==== Extracted material
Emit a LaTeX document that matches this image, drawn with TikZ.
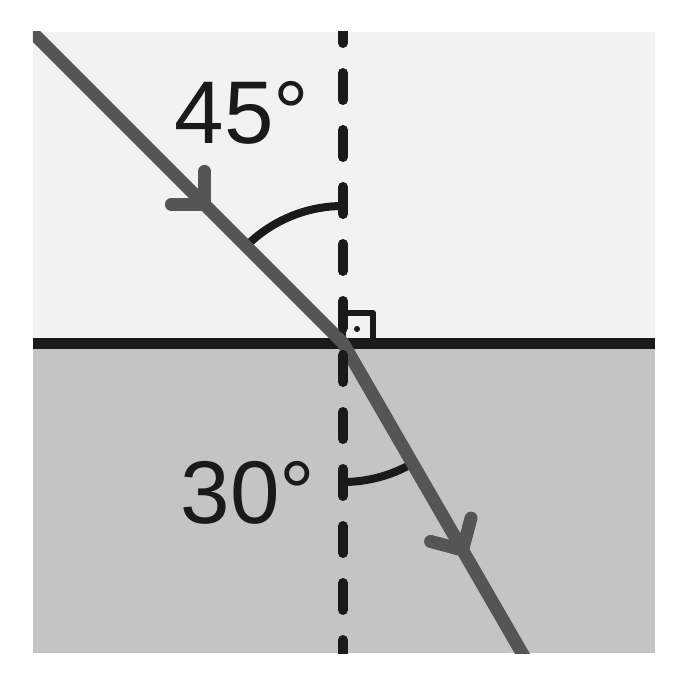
\documentclass[tikz,border=0pt]{standalone}
\usepackage{fontspec}
\setmainfont{Liberation Sans}
\definecolor{upperfill}{HTML}{F2F2F2}
\definecolor{lowerfill}{HTML}{C4C4C4}
\definecolor{ink}{HTML}{1A1A1A}
\definecolor{raygray}{HTML}{555555}

\begin{document}
\begin{tikzpicture}[x=1pt, y=1pt,
        ray/.style={raygray, line width=13pt, line cap=round, line join=round},
        normalline/.style={ink, line width=10pt, line cap=round, dash pattern=on 27pt off 30pt},
        anglearc/.style={ink, line width=8pt},
        anglelabel/.style={font=\fontsize{89}{89}\selectfont, text=ink, inner sep=0pt, anchor=base}]
        \useasboundingbox (-343, -337) rectangle (345, 343);

        \fill[upperfill] (-310, 0) rectangle (312, 311);
        \fill[lowerfill] (-310, -310) rectangle (312, 0);

        \coordinate (O) at (0, 0);
        \coordinate (inTip) at (135:196);
        \coordinate (outTip) at (300:239);

        \draw[ink, line width=11pt] (-310, 0) -- (312, 0);
        \draw[ink, line width=6pt, line join=round] (O) rectangle (30, 30);
        \fill[ink] (14, 14) circle (3);

        \draw[anglearc] (90:137) arc[start angle=90, end angle=135, radius=137];
        \draw[anglearc] (270:139) arc[start angle=270, end angle=300, radius=139];

        \begin{scope}
            \clip (-310, -310) rectangle (312, 311);
            \draw[ray] (135:470) -- (O) -- (300:400);
            \draw[normalline, dash phase=42pt] (O) -- (0, 330);
            \draw[normalline, dash phase=45pt] (O) -- (0, -330);
        \end{scope}

        \draw[ray] (inTip) +(90:33) -- (inTip) -- +(180:33);
        \draw[ray] (outTip) +(75:33) -- (outTip) -- +(165:33);

        \node[anglelabel] (alpha) at (-101, 199) {45°};
        \node[anglelabel] (beta) at (-95, -180) {30°};
    \end{tikzpicture}
\end{document}
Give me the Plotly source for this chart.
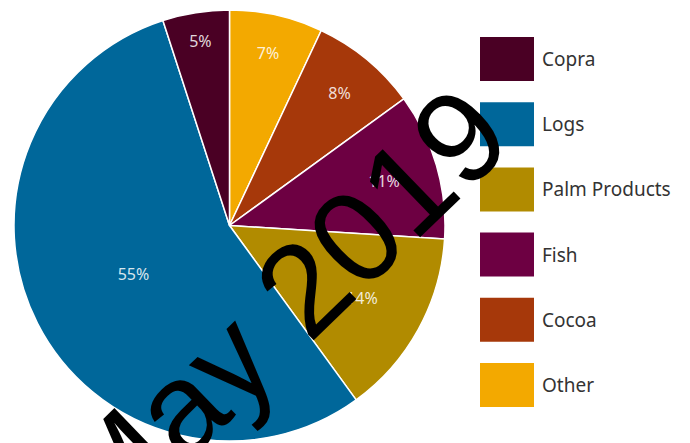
import plotly.graph_objects as go

W, H = 690, 443

categories = ["Copra", "Logs", "Palm Products", "Fish", "Cocoa", "Other"]
values = [5, 55, 14, 11, 8, 7]
colors = ["#4a0024", "#00679a", "#b18b00", "#6d0042", "#a6380a", "#f3a900"]

watermark = "May 2019"

def px_x(x):
    return x / W

def px_y(y):
    return 1 - y / H

fig = go.Figure()
fig.add_trace(go.Pie(
    labels=categories[::-1],
    values=values[::-1],
    sort=False,
    direction="clockwise",
    rotation=0,
    marker=dict(colors=colors[::-1], line=dict(color="white", width=1.5)),
    textinfo="percent",
    texttemplate="%{percent:.0%}",
    textposition="inside",
    insidetextorientation="horizontal",
    textfont=dict(color="rgba(255,255,255,0.85)", size=16, family="Noto Sans"),
    domain=dict(x=[px_x(14), px_x(445)], y=[px_y(441), px_y(10)]),
    showlegend=False,
    hoverinfo="label+percent",
))

# custom legend with large square swatches
top0, step, sh, sw, sx = 37, 65.2, 44, 54, 480
for i, (cat, col) in enumerate(zip(categories, colors)):
    y0 = top0 + i * step
    fig.add_shape(type="rect", xref="paper", yref="paper",
                  x0=px_x(sx), x1=px_x(sx + sw), y0=px_y(y0 + sh), y1=px_y(y0),
                  fillcolor=col, line=dict(width=0))
    fig.add_annotation(text=cat, xref="paper", yref="paper",
                       x=px_x(540), y=px_y(y0 + sh / 2), xanchor="left", yanchor="middle",
                       showarrow=False, font=dict(size=19, color="#333333", family="Noto Sans"))

fig.add_annotation(text=watermark, xref="paper", yref="paper",
                   x=px_x(280), y=px_y(310), xanchor="center", yanchor="middle",
                   showarrow=False, textangle=-44,
                   font=dict(size=130, color="black", family="Liberation Sans"))

fig.update_layout(
    width=W, height=H,
    margin=dict(l=0, r=0, t=0, b=0),
    paper_bgcolor="white",
    plot_bgcolor="white",
)

fig.write_html("out.html")
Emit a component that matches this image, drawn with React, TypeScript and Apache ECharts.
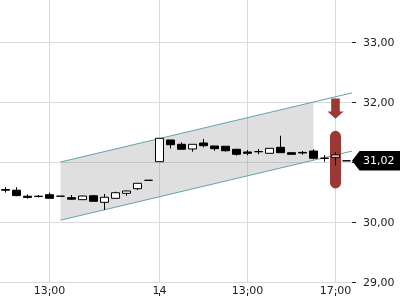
import React, { useEffect, useRef } from "react";
import * as echarts from "echarts";

const categories = [
  "11:00", "11:30", "12:00", "12:30", "13:00", "13:30", "14:00", "14:30", "15:00", "15:30",
  "16:00", "16:30", "17:00", "17:30", "14", "09:30", "10:00", "10:30", "11:00", "11:30",
  "12:00", "12:30", "13:00", "13:30", "14:00", "14:30", "15:00", "15:30", "16:00", "16:30",
  "17:00", "17:30",
];
const labelIndices = [4, 14, 22, 30];

const opens = [
  30.54, 30.53, 30.43, 30.43, 30.455, 30.43, 30.405, 30.372, 30.438, 30.328,
  30.395, 30.478, 30.555, 30.695, 31.005, 31.367, 31.295, 31.217, 31.317, 31.267,
  31.262, 31.212, 31.167, 31.175, 31.145, 31.245, 31.155, 31.16, 31.183, 31.065,
  31.078, 31.02,
];
const closes = [
  30.53, 30.44, 30.41, 30.425, 30.395, 30.43, 30.38, 30.433, 30.345, 30.412,
  30.488, 30.517, 30.645, 30.695, 31.395, 31.288, 31.212, 31.295, 31.272, 31.222,
  31.188, 31.128, 31.145, 31.17, 31.228, 31.155, 31.128, 31.15, 31.062, 31.06,
  31.117, 31.02,
];
const lows = [
  30.49, 30.43, 30.39, 30.41, 30.39, 30.43, 30.37, 30.37, 30.345, 30.2,
  30.395, 30.438, 30.533, 30.695, 31.005, 31.225, 31.212, 31.172, 31.245, 31.188,
  31.172, 31.105, 31.112, 31.128, 31.145, 31.155, 31.12, 31.122, 31.045, 31.005,
  30.945, 31.02,
];
const highs = [
  30.58, 30.58, 30.46, 30.45, 30.49, 30.43, 30.45, 30.44, 30.45, 30.467,
  30.505, 30.52, 30.645, 30.695, 31.395, 31.367, 31.328, 31.295, 31.383, 31.267,
  31.262, 31.212, 31.2, 31.217, 31.228, 31.438, 31.16, 31.183, 31.212, 31.117,
  31.167, 31.02,
];

const yMin = 29;
const yMax = 34;
const yInterval = 1;

const channelIdx = [5, 28];
const channelUpper = [31.0, 32.0];
const channelLower = [30.03, 31.03];

const signalIdx = 30;
const signalBar = [30.56, 31.52];
const signalArrow = [32.06, 31.84, 31.72];

const lastPrice = 31.02;

const fmt = (v: number) => v.toFixed(2).replace(".", ",");

export default function App() {
  const ref = useRef<HTMLDivElement>(null);

  useEffect(() => {
    if (!ref.current) return;
    const chart = echarts.init(ref.current, null, { renderer: "svg" });
    const candleData = opens.map((o, i) => [o, closes[i], lows[i], highs[i]]);
    const showLabel = (i: number) => labelIndices.includes(i);
    const font = "DejaVu Sans";

    chart.setOption({
      animation: false,
      textStyle: { fontFamily: font },
      grid: {
        left: 0,
        right: 48,
        top: -18,
        bottom: 18,
        containLabel: false,
        outerBoundsMode: "none",
      },
      xAxis: [
        {
          type: "category",
          data: categories,
          boundaryGap: true,
          axisLine: { show: false },
          axisTick: { show: false },
          axisLabel: {
            interval: showLabel,
            margin: 3,
            fontSize: 11,
            color: "#222",
            fontFamily: font,
          },
          splitLine: {
            show: true,
            interval: showLabel,
            alignWithLabel: true,
            lineStyle: { color: "#dadada", width: 1 },
          },
        },
        {
          type: "category",
          data: categories,
          position: "bottom",
          offset: 11,
          boundaryGap: true,
          axisLine: { show: false },
          axisTick: {
            show: true,
            interval: showLabel,
            alignWithLabel: true,
            length: 3,
            lineStyle: { color: "#222" },
          },
          axisLabel: { show: false },
          splitLine: { show: false },
        },
      ],
      yAxis: {
        type: "value",
        position: "right",
        min: yMin,
        max: yMax,
        interval: yInterval,
        axisLine: { show: false },
        axisTick: { show: true, length: 4, lineStyle: { color: "#222" } },
        axisLabel: {
          margin: 11,
          fontSize: 11,
          color: "#222",
          fontFamily: font,
          showMaxLabel: false,
          formatter: (v: number) => (v >= yMax ? "" : fmt(v)),
        },
        splitLine: { show: true, lineStyle: { color: "#dadada", width: 1 } },
      },
      series: [
        {
          type: "custom",
          name: "channel",
          silent: true,
          data: [[0, 0]],
          renderItem: (params: any, api: any) => {
            const cs = params.coordSys;
            const right = cs.x + cs.width;
            const u1 = api.coord([channelIdx[0], channelUpper[0]]);
            const u2 = api.coord([channelIdx[1], channelUpper[1]]);
            const l1 = api.coord([channelIdx[0], channelLower[0]]);
            const l2 = api.coord([channelIdx[1], channelLower[1]]);
            const ext = (a: number[], b: number[]) =>
              a[1] + ((right - a[0]) * (b[1] - a[1])) / (b[0] - a[0]);
            return {
              type: "group",
              children: [
                {
                  type: "polygon",
                  shape: { points: [u1, u2, l2, l1] },
                  style: { fill: "rgba(150,150,150,0.3)" },
                },
                {
                  type: "line",
                  shape: { x1: u1[0], y1: u1[1], x2: right, y2: ext(u1, u2) },
                  style: { stroke: "#62a3ab", lineWidth: 1 },
                },
                {
                  type: "line",
                  shape: { x1: l1[0], y1: l1[1], x2: right, y2: ext(l1, l2) },
                  style: { stroke: "#62a3ab", lineWidth: 1 },
                },
              ],
            };
          },
          z: 1,
        },
        {
          type: "custom",
          name: "signalBar",
          silent: true,
          data: [[signalIdx, signalBar[1]]],
          renderItem: (params: any, api: any) => {
            const top = api.coord([signalIdx, signalBar[1]]);
            const bot = api.coord([signalIdx, signalBar[0]]);
            const w = 11;
            return {
              type: "rect",
              shape: { x: top[0] - w / 2, y: top[1], width: w, height: bot[1] - top[1], r: w / 2 },
              style: { fill: "#9b3a35" },
            };
          },
          z: 2,
        },
        {
          type: "candlestick",
          name: "price",
          data: candleData,
          barWidth: 8,
          itemStyle: {
            color: "#ffffff",
            color0: "#000000",
            borderColor: "#000000",
            borderColor0: "#000000",
            borderColorDoji: "#000000",
            borderWidth: 1,
          },
          z: 3,
        },
        {
          type: "custom",
          name: "signalArrow",
          silent: true,
          data: [[signalIdx, signalArrow[0]]],
          renderItem: (params: any, api: any) => {
            const t = api.coord([signalIdx, signalArrow[0]]);
            const n = api.coord([signalIdx, signalArrow[1]]);
            const p = api.coord([signalIdx, signalArrow[2]]);
            const cx = t[0];
            const sw = 4.3;
            const hw = 8;
            return {
              type: "polygon",
              shape: {
                points: [
                  [cx - sw, t[1]],
                  [cx + sw, t[1]],
                  [cx + sw, n[1]],
                  [cx + hw, n[1]],
                  [cx, p[1]],
                  [cx - hw, n[1]],
                  [cx - sw, n[1]],
                ],
              },
              style: { fill: "#9b3a35" },
            };
          },
          z: 4,
        },
        {
          type: "custom",
          name: "lastPrice",
          silent: true,
          data: [[31, lastPrice]],
          renderItem: (params: any, api: any) => {
            const cs = params.coordSys;
            const right = cs.x + cs.width;
            const y = api.coord([31, lastPrice])[1];
            const h = 9.8;
            return {
              type: "group",
              children: [
                {
                  type: "polygon",
                  shape: {
                    points: [
                      [right, y],
                      [right + 7.5, y - h],
                      [400, y - h],
                      [400, y + h],
                      [right + 7.5, y + h],
                    ],
                  },
                  style: { fill: "#000000" },
                },
                {
                  type: "text",
                  x: right + 11,
                  y: y,
                  style: {
                    text: fmt(lastPrice),
                    fill: "#ffffff",
                    font: `11px "${font}"`,
                    verticalAlign: "middle",
                    align: "left",
                  },
                },
              ],
            };
          },
          z: 5,
        },
      ],
    });

    return () => chart.dispose();
  }, []);

  return (
    <div
      ref={ref}
      style={{ position: "fixed", left: 0, top: 0, width: 400, height: 300 }}
    />
  );
}
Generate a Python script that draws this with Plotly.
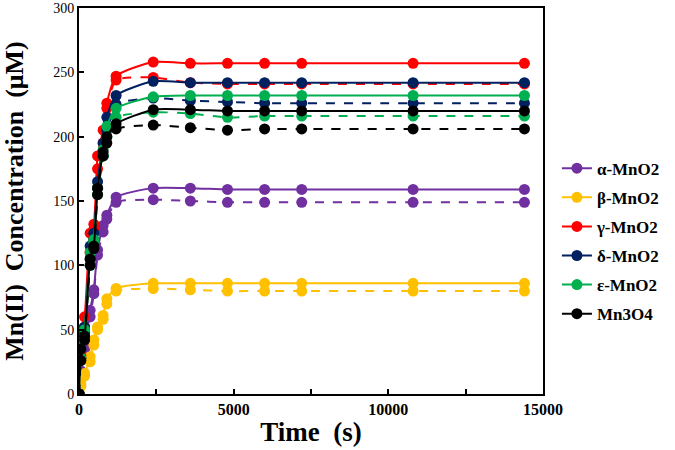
========
From the listing above, copy every line that includes the word "drawn".

• _Answer to this problem_:
Emit a LaTeX document that matches this image, drawn with TikZ.
Emit a component that matches this image, drawn with React, TypeScript and Apache ECharts.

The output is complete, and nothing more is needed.